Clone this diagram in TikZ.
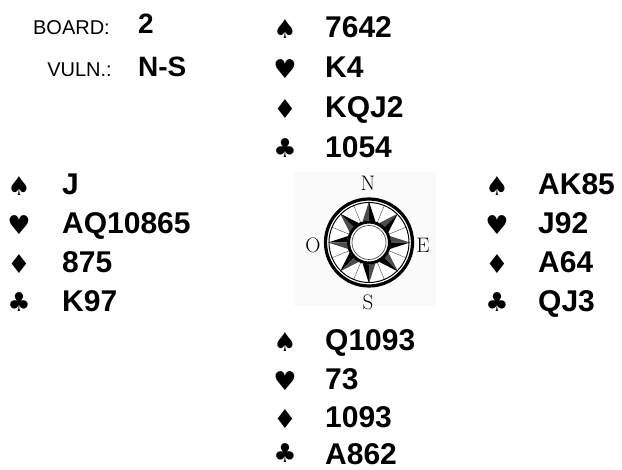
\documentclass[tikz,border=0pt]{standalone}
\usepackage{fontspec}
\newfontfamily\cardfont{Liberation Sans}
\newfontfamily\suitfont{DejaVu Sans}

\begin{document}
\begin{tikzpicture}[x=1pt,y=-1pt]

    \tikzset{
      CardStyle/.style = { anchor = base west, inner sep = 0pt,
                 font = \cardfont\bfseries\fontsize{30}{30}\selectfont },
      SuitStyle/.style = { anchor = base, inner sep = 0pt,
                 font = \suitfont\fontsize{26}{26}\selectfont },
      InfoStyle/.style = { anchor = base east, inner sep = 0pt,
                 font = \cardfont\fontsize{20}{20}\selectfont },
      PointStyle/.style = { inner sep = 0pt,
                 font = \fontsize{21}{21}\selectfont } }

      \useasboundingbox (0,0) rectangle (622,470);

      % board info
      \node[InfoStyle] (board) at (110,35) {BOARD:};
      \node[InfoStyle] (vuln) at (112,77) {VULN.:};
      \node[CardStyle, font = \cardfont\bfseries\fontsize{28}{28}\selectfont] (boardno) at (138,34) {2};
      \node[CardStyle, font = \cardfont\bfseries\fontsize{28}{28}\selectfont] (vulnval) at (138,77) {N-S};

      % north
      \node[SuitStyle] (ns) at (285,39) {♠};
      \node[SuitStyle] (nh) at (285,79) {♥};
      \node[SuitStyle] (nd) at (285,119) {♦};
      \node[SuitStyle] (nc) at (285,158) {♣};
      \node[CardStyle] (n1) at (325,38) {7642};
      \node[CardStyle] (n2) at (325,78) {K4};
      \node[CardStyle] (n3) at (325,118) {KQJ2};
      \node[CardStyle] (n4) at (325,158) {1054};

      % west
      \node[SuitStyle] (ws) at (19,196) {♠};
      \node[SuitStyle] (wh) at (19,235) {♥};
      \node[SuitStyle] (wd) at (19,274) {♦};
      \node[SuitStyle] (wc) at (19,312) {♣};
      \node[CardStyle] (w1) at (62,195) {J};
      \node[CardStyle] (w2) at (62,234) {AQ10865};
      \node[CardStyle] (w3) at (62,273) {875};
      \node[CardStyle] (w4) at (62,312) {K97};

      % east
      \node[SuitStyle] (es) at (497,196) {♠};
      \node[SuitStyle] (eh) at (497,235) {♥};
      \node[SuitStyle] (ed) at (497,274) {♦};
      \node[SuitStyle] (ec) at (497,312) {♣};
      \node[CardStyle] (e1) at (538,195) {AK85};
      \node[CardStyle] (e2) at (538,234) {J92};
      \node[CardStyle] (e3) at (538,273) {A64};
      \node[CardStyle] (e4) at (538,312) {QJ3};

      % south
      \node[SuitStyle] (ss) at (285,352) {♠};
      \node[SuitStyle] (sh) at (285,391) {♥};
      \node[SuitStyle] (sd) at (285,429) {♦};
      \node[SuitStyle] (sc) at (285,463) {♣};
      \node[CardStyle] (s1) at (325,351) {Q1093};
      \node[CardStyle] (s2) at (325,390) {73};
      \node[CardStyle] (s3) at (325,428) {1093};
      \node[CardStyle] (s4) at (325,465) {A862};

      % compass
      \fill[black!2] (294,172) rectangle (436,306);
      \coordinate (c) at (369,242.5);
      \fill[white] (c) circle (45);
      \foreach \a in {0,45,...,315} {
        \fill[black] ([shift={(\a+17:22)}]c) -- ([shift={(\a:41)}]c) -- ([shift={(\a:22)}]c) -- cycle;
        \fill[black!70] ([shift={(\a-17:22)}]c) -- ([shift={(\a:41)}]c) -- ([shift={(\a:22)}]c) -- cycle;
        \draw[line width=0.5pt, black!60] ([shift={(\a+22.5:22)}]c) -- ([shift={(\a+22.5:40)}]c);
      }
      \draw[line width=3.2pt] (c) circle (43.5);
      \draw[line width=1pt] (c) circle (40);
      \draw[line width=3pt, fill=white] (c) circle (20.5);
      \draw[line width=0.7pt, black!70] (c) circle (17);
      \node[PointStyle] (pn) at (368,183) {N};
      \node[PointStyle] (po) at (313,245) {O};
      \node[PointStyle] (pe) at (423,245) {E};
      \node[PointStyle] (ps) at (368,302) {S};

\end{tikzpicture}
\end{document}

++++++++++++++++++++

- Work to do -
Begin at the first line of the data above and repeat each line exactly, stopping after the line containing "(w4) at (62,312)". Omit the pictures.

- Task output -
Clone this diagram in TikZ.
\documentclass[tikz,border=0pt]{standalone}
\usepackage{fontspec}
\newfontfamily\cardfont{Liberation Sans}
\newfontfamily\suitfont{DejaVu Sans}

\begin{document}
\begin{tikzpicture}[x=1pt,y=-1pt]

    \tikzset{
      CardStyle/.style = { anchor = base west, inner sep = 0pt,
                 font = \cardfont\bfseries\fontsize{30}{30}\selectfont },
      SuitStyle/.style = { anchor = base, inner sep = 0pt,
                 font = \suitfont\fontsize{26}{26}\selectfont },
      InfoStyle/.style = { anchor = base east, inner sep = 0pt,
                 font = \cardfont\fontsize{20}{20}\selectfont },
      PointStyle/.style = { inner sep = 0pt,
                 font = \fontsize{21}{21}\selectfont } }

      \useasboundingbox (0,0) rectangle (622,470);

      % board info
      \node[InfoStyle] (board) at (110,35) {BOARD:};
      \node[InfoStyle] (vuln) at (112,77) {VULN.:};
      \node[CardStyle, font = \cardfont\bfseries\fontsize{28}{28}\selectfont] (boardno) at (138,34) {2};
      \node[CardStyle, font = \cardfont\bfseries\fontsize{28}{28}\selectfont] (vulnval) at (138,77) {N-S};

      % north
      \node[SuitStyle] (ns) at (285,39) {♠};
      \node[SuitStyle] (nh) at (285,79) {♥};
      \node[SuitStyle] (nd) at (285,119) {♦};
      \node[SuitStyle] (nc) at (285,158) {♣};
      \node[CardStyle] (n1) at (325,38) {7642};
      \node[CardStyle] (n2) at (325,78) {K4};
      \node[CardStyle] (n3) at (325,118) {KQJ2};
      \node[CardStyle] (n4) at (325,158) {1054};

      % west
      \node[SuitStyle] (ws) at (19,196) {♠};
      \node[SuitStyle] (wh) at (19,235) {♥};
      \node[SuitStyle] (wd) at (19,274) {♦};
      \node[SuitStyle] (wc) at (19,312) {♣};
      \node[CardStyle] (w1) at (62,195) {J};
      \node[CardStyle] (w2) at (62,234) {AQ10865};
      \node[CardStyle] (w3) at (62,273) {875};
      \node[CardStyle] (w4) at (62,312) {K97};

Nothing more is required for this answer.